Apesar desta redução de dez por cento nos salários do conselho consultivo e da comissão de fiscalização, o PÚBLICO sabe que nem todos os vencimentos mais elevados vão sofrer cortes desse nível, como exigia o OE. Num comunicado interno da CMVM, assinado pelo director de recursos humanos, Francisco Melro, são detalhados os escalões com reduções de vencimento. E, nos salários acima de 4165 euros brutos, é aplicada uma taxa fixa de 6,6 por cento. Nas remunerações entre 1500 e 2000 euros, o corte é de três por cento.

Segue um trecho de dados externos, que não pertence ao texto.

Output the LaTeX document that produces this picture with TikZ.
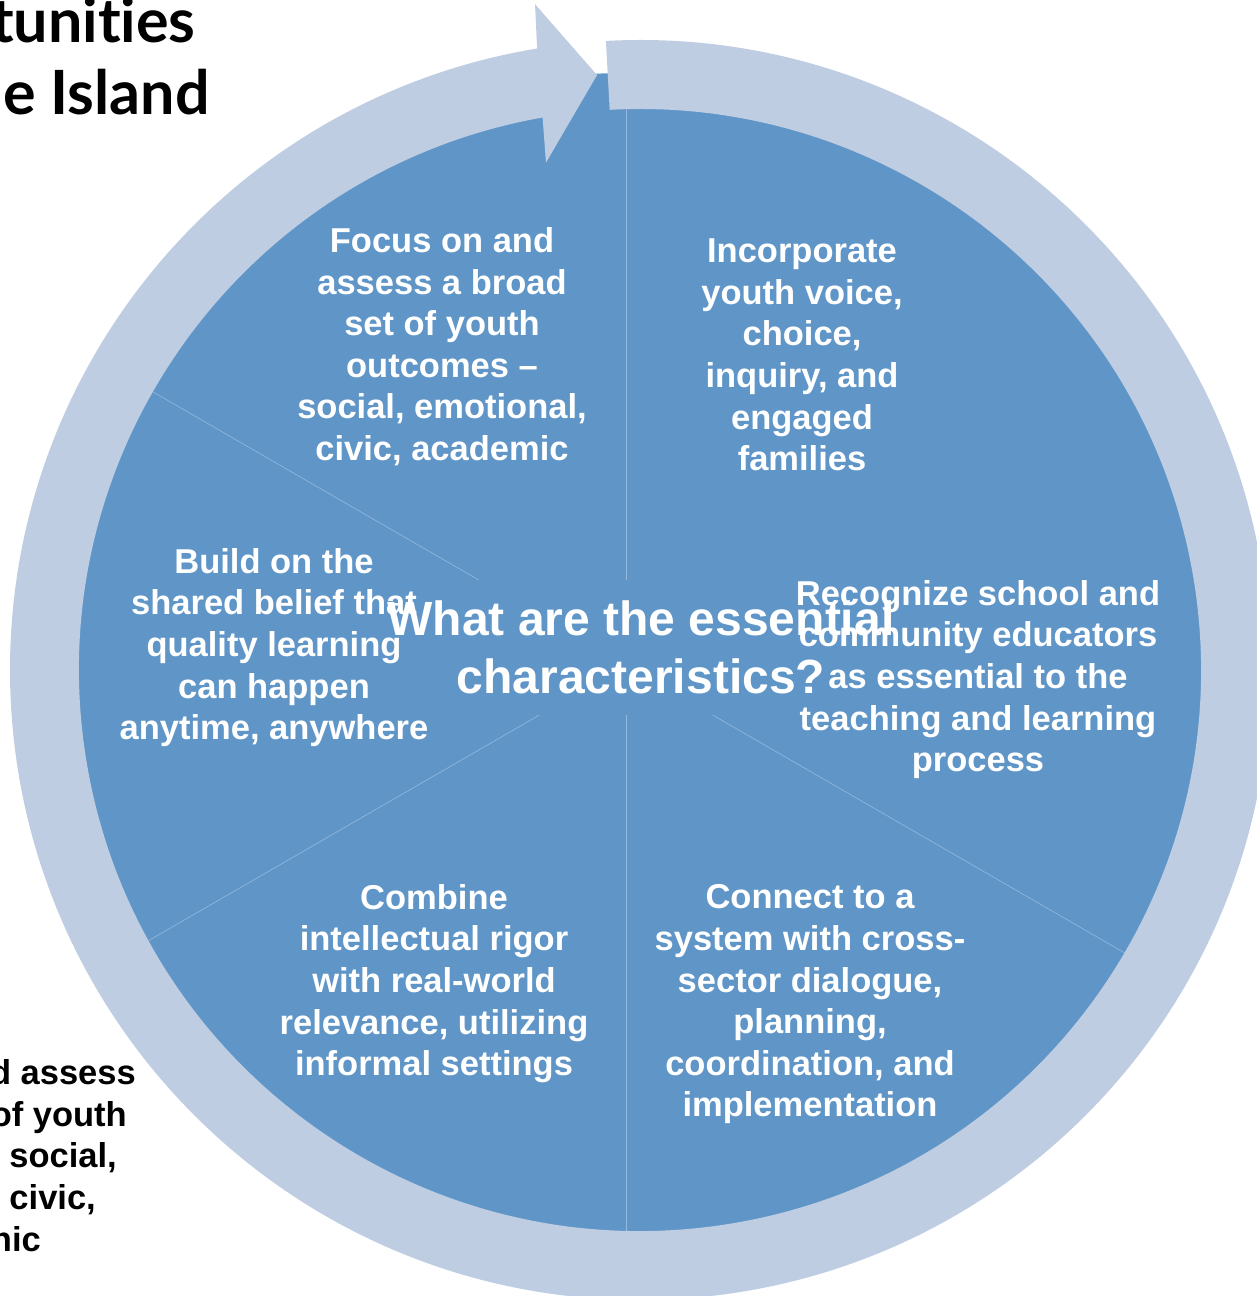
\documentclass[tikz,border=0pt]{standalone}
\usepackage{fontspec}
\setmainfont{Liberation Sans}
\newfontfamily\headfont{Lato}[Ligatures=NoCommon]

\definecolor{pieblue}{RGB}{96,150,199}
\definecolor{ringblue}{RGB}{191,205,227}
\definecolor{spokeblue}{RGB}{150,185,222}

\begin{document}
\begin{tikzpicture}[x=1pt,y=1pt,
  item/.style={text=white,font=\bfseries\fontsize{34.5}{41.6}\selectfont,align=center,inner sep=0pt},
  cutoff/.style={text=black,font=\bfseries\fontsize{34.5}{41.6}\selectfont,anchor=base east,inner sep=0pt},
  heading/.style={text=black,font=\headfont\bfseries\fontsize{61}{72}\selectfont,anchor=base east,inner sep=0pt},
  spoke/.style={draw=spokeblue,line width=0.6pt}]

\useasboundingbox (0,0) rectangle (1257,1296);
\clip (0,0) rectangle (1257,1296);

%Define ring parameters
\def\rout{630}    %Outer radius of the RING.
\def\rin{561}     %Inner radius of the RING.

% Define coordinates
\coordinate (ringc) at (640,626);
\coordinate (hub) at (626,631);

% PIE
\fill[pieblue] (hub) circle[radius=592];
\foreach \a in {90,150,210,270,330}
  \draw[spoke] (hub) -- ++(\a:580);

% Question in the middle
\node[fill=pieblue,text=white,font=\bfseries\fontsize{48}{57.6}\selectfont,
  align=center,minimum height=135pt,inner sep=0pt] (quest) at (641,648.5)
  {What are the essential\\characteristics?};

% RING with arrowhead
\begin{scope}[shift={(ringc)}]
\fill[ringblue] (93.1:\rout) arc[start angle=93.1,end angle=-260.6,radius=\rout]
  -- (-261.04:674) -- (-265.87:596.5) -- (-259.5:516)
  -- (-260:\rin) arc[start angle=-260,end angle=93.1,radius=\rin] -- cycle;
\end{scope}

% Characteristics
\node[item] (focus) at (442,949.3) {Focus on and\\assess a broad\\set of youth\\outcomes --\\social, emotional,\\civic, academic};
\node[item] (voice) at (802,941) {Incorporate\\youth voice,\\choice,\\inquiry, and\\engaged\\families};
\node[item] (educ) at (978,616.4) {Recognize school and\\community educators\\as essential to the\\teaching and learning\\process};
\node[item] (system) at (810,291.6) {Connect to a\\system with cross-\\sector dialogue,\\planning,\\coordination, and\\implementation};
\node[item] (rigor) at (434,312.4) {Combine\\intellectual rigor\\with real-world\\relevance, utilizing\\informal settings};
\node[item] (belief) at (274,648.4) {Build on the\\shared belief that\\quality learning\\can happen\\anytime, anywhere};

% Slide text cut off at the left
\node[heading] (title1) at (196,1253) {tunities};
\node[heading] (title2) at (210,1181) {e Island};

\node[cutoff] (cut1) at (136,211) {d assess};
\node[cutoff] (cut2) at (127,169) {of youth};
\node[cutoff] (cut3) at (117,128) {social,};
\node[cutoff] (cut4) at (96,86) {civic,};
\node[cutoff] (cut5) at (41,44) {nic};

\end{tikzpicture}
\end{document}
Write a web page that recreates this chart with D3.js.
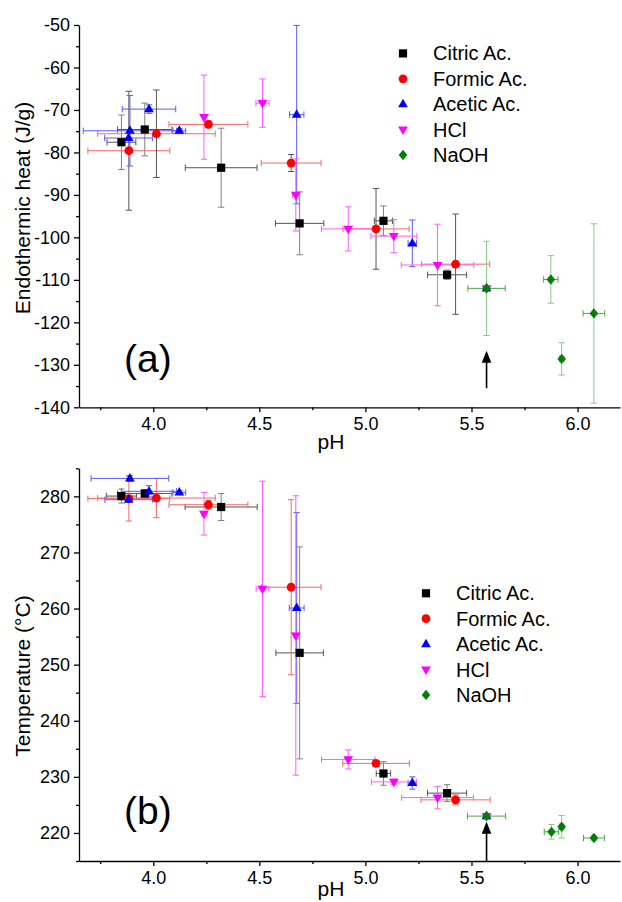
<!DOCTYPE html>
<html>
<head>
<meta charset="utf-8">
<script src="https://cdn.jsdelivr.net/npm/d3@7"></script>
<style>
  body { margin: 0; background: #fff; }
  text { font-family: "Liberation Sans", Arial, sans-serif; fill: #000; }
</style>
</head>
<body>
<div id="chart"></div>
<script>
// rows: [pH, value, pH error, value error]
const seriesNames = ['Citric Ac.', 'Formic Ac.', 'Acetic Ac.', 'HCl', 'NaOH'];

// (a) endothermic heat
const citricHeat = [[3.85, -77.6, 0.068, 6.4], [3.96, -74.6, 0.128, 6.2], [4.32, -83.6, 0.169, 9.3],
  [4.69, -96.7, 0.114, 7.4], [5.085, -96.1, 0.043, 3.5], [5.385, -108.8, 0.092, 1.1]];
const formicHeat = [[3.885, -79.6, 0.193, 14.0], [4.015, -75.6, 0.277, 10.3], [4.26, -73.4, 0.186, 0.8],
  [4.65, -82.5, 0.141, 2.0], [5.05, -98.0, 0.156, 9.5], [5.425, -106.3, 0.161, 11.8]];
const aceticHeat = [[3.89, -74.9, 0.22, 8.3], [3.884, -76.6, 0.113, 0], [3.98, -69.8, 0.126, 1.0],
  [4.123, -74.9, 0.03, 0.5], [4.676, -71.1, 0.034, 21.0], [5.221, -101.4, 0.02, 5.5], [5.571, -112.0, 0, 0]];
const hclHeat = [[4.239, -71.7, 0, 9.9], [4.515, -68.4, 0.031, 5.7], [4.672, -90.0, 0.015, 8.5],
  [4.919, -98.0, 0.126, 5.2], [5.134, -99.7, 0.108, 3.9], [5.34, -106.5, 0.171, 9.6], [5.571, -112.0, 0, 0]];
const naohHeat = [[5.571, -112.0, 0.088, 11.1], [5.874, -109.9, 0.034, 5.6], [5.925, -128.6, 0.01, 3.8],
  [6.077, -117.9, 0.051, 21.1]];

// (b) temperature
const citricTemp = [[3.85, 280.05, 0.071, 1.25], [3.96, 280.5, 0.128, 0.7], [4.32, 278.1, 0.17, 2.4],
  [4.69, 252.1, 0.112, 18.9], [5.085, 230.6, 0.034, 2.1], [5.385, 227.1, 0.092, 1.5]];
const formicTemp = [[3.885, 279.6, 0.193, 4.0], [4.015, 279.7, 0.277, 3.5], [4.26, 278.5, 0.186, 0.8],
  [4.65, 263.8, 0.141, 15.6], [5.05, 232.4, 0.157, 0.5], [5.425, 225.9, 0.163, 0.9]];
const aceticTemp = [[3.89, 283.2, 0.183, 0.5], [3.884, 279.4, 0.112, 0.3], [3.98, 280.9, 0.13, 1.0],
  [4.123, 280.7, 0.03, 0.3], [4.676, 260.1, 0.035, 17.0], [5.221, 228.9, 0.02, 1.1], [5.571, 223.0, 0, 0]];
const hclTemp = [[4.239, 276.9, 0.01, 3.8], [4.515, 263.5, 0.03, 19.2], [4.672, 255.2, 0.01, 24.9],
  [4.919, 233.1, 0.126, 1.7], [5.134, 229.1, 0.106, 0.5], [5.34, 226.3, 0.169, 2.0], [5.571, 223.0, 0, 0]];
const naohTemp = [[5.571, 223.0, 0.09, 0.5], [5.877, 220.2, 0.034, 1.3], [5.925, 221.1, 0.01, 2.0],
  [6.077, 219.1, 0.049, 0.4]];

// axes
const phDomain = [3.65, 6.2];
const phTicks = [4.0, 4.5, 5.0, 5.5, 6.0];
const phMinor = [3.75, 4.25, 4.75, 5.25, 5.75];
const heatDomain = [-140, -50];
const heatTicks = [-140, -130, -120, -110, -100, -90, -80, -70, -60, -50];
const heatMinor = [-135, -125, -115, -105, -95, -85, -75, -65, -55];
const tempDomain = [215, 285];
const tempTicks = [220, 230, 240, 250, 260, 270, 280];
const tempMinor = [215, 225, 235, 245, 255, 265, 275, 285];

// arrows: [pH, tail value, head value]
const arrowHeat = [5.571, -135.5, -126.7];
const arrowTemp = [5.571, 215, 222.0];

const styles = [
  { shape: 'square', fill: '#000000', xe: '#555555', ye: '#808080' },
  { shape: 'circle', fill: '#ff0000', xe: '#f26a6a', ye: '#555555' },
  { shape: 'up', fill: '#0000ff', xe: '#5a5aff', ye: '#5a5aff' },
  { shape: 'down', fill: '#ff00ff', xe: '#ff5cff', ye: '#ff5cff' },
  { shape: 'diamond', fill: '#008000', xe: '#4ca64c', ye: '#8cc88c' }
];

const svg = d3.select('#chart').append('svg')
  .attr('width', 622)
  .attr('height', 902);

svg.append('rect').attr('width', 622).attr('height', 902).attr('fill', '#fff');

function markerPath(shape) {
  switch (shape) {
    case 'square': return 'M-4.1,-4.1H4.1V4.1H-4.1Z';
    case 'circle': return 'M4.4,0A4.4,4.4,0,1,1,-4.4,0A4.4,4.4,0,1,1,4.4,0Z';
    case 'up': return 'M0,-5.4L4.9,3.1H-4.9Z';
    case 'down': return 'M0,5.4L4.9,-3.1H-4.9Z';
    case 'diamond': return 'M0,-5.2L4.3,0L0,5.2L-4.3,0Z';
  }
}

function drawPanel(cfg) {
  const x = d3.scaleLinear().domain(phDomain).range([79, 620]);
  const y = d3.scaleLinear().domain(cfg.domain).range(cfg.range);
  const g = svg.append('g');

  // minor ticks
  g.append('g')
    .attr('transform', `translate(0,${cfg.range[0]})`)
    .call(d3.axisBottom(x).tickValues(phMinor).tickSize(3).tickFormat(''))
    .call(a => a.select('.domain').remove());
  g.append('g')
    .attr('transform', 'translate(79,0)')
    .call(d3.axisLeft(y).tickValues(cfg.minor).tickSize(3).tickFormat(''))
    .call(a => a.select('.domain').remove());

  // major axes
  g.append('g')
    .attr('class', 'x-axis')
    .attr('transform', `translate(0,${cfg.range[0]})`)
    .call(d3.axisBottom(x).tickValues(phTicks).tickSize(5).tickSizeOuter(0).tickPadding(5)
      .tickFormat(d => d.toFixed(1)));
  g.append('g')
    .attr('class', 'y-axis')
    .attr('transform', 'translate(79,0)')
    .call(d3.axisLeft(y).tickValues(cfg.ticks).tickSize(5).tickSizeOuter(0).tickPadding(4)
      .tickFormat(d => String(d)));

  g.selectAll('.tick line').attr('stroke', '#000').attr('stroke-width', 1.3);
  g.selectAll('.domain').attr('stroke', '#000').attr('stroke-width', 1.3);
  g.selectAll('.tick text').style('font-size', '18px').style('font-family', '"Liberation Sans", Arial, sans-serif');

  // axis titles
  g.append('text')
    .attr('x', 331)
    .attr('y', cfg.phY)
    .style('text-anchor', 'middle')
    .style('font-size', '21px')
    .text('pH');

  g.append('text')
    .attr('transform', `translate(30,${cfg.labelY}) rotate(-90)`)
    .style('text-anchor', 'middle')
    .style('font-size', '21px')
    .text(cfg.title);

  // panel tag
  g.append('text')
    .attr('x', 124)
    .attr('y', cfg.tagY)
    .style('font-size', '39px')
    .text(cfg.tag);

  // arrow
  const [ap, a0, a1] = cfg.arrow;
  g.append('line')
    .attr('x1', x(ap)).attr('x2', x(ap))
    .attr('y1', y(a0)).attr('y2', y(a1) + 10)
    .attr('stroke', '#000').attr('stroke-width', 1.6);
  g.append('path')
    .attr('d', `M${x(ap)},${y(a1)}l4.8,12h-9.6Z`)
    .attr('fill', '#000');

  // error bars
  const cap = 3.2;
  cfg.series.forEach((rows, i) => {
    const st = styles[i];
    const yeColor = (cfg.formicYe && i === 1) ? cfg.formicYe : st.ye;
    const eb = g.append('g').attr('stroke-width', 1);
    rows.forEach(([p, v, pe, ve]) => {
      if (pe > 0) {
        eb.append('path')
          .attr('d', `M${x(p - pe)},${y(v)}H${x(p + pe)}M${x(p - pe)},${y(v) - cap}v${2 * cap}M${x(p + pe)},${y(v) - cap}v${2 * cap}`)
          .attr('stroke', st.xe).attr('fill', 'none');
      }
      if (ve > 0) {
        eb.append('path')
          .attr('d', `M${x(p)},${y(v - ve)}V${y(v + ve)}M${x(p) - cap},${y(v - ve)}h${2 * cap}M${x(p) - cap},${y(v + ve)}h${2 * cap}`)
          .attr('stroke', yeColor).attr('fill', 'none');
      }
    });
  });

  // markers
  cfg.series.forEach((rows, i) => {
    g.selectAll(null)
      .data(rows)
      .enter().append('path')
      .attr('d', markerPath(styles[i].shape))
      .attr('transform', d => `translate(${x(d[0])},${y(d[1])})`)
      .attr('fill', styles[i].fill);
  });

  // legend
  const legend = g.selectAll(null)
    .data(seriesNames)
    .enter().append('g')
    .attr('transform', (d, i) => `translate(${cfg.legendX},${cfg.legendY + i * 25.4})`);
  legend.append('path')
    .attr('d', (d, i) => markerPath(styles[i].shape))
    .attr('fill', (d, i) => styles[i].fill);
  legend.append('text')
    .attr('x', 30)
    .attr('y', 7)
    .style('font-size', '20px')
    .text(d => d);
}

drawPanel({
  domain: heatDomain, range: [407.3, 25], ticks: heatTicks, minor: heatMinor,
  series: [citricHeat, formicHeat, aceticHeat, hclHeat, naohHeat],
  title: 'Endothermic heat (J/g)', labelY: 208, tag: '(a)', tagY: 372, phY: 449,
  arrow: arrowHeat, legendX: 403, legendY: 53.4, formicYe: '#555555'
});

drawPanel({
  domain: tempDomain, range: [861, 468.3], ticks: tempTicks, minor: tempMinor,
  series: [citricTemp, formicTemp, aceticTemp, hclTemp, naohTemp],
  title: 'Temperature (°C)', labelY: 676, tag: '(b)', tagY: 824, phY: 896,
  arrow: arrowTemp, legendX: 426, legendY: 593.3, formicYe: '#f26a6a'
});
</script>
</body>
</html>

Confrontada com esta tabela e com o facto de a lei ser clara no que diz respeito aos cortes nos reguladores, a CMVM referiu que o documento a que o PÚBLICO teve acesso era "parcial" e que tinha sido "enviado sem autorização do conselho consultivo, que o mandou retirar". A mesma fonte fez questão de salientar que o comunicado de Francisco Melro foi emitido às 17h26 de 24 de Janeiro, enquanto a decisão do conselho directivo só foi tomada às 19h20 do mesmo dia.

Mais tarde, explicou que iria seguir as indicações dadas às empresas públicas, justificando o facto de ser equiparada a estas entidades. E avançou ainda que os cortes vão "resultar uma redução global dos encargos com remunerações de 7,2 por cento". Mas ficou por explicar se, ao contrário de reguladores como a AdC e a ERSE, não vai aplicar reduções de dez por cento nos salários acima de 4165 euros brutos, como manda o OE.

Recorde-se que, em Conselho Geral de Supervisores, composto pela CMVM, Banco de Portugal e Instituto de Seguros de Portugal, decidiu-se seguir as orientações do Governo em matéria de contenção orçamental.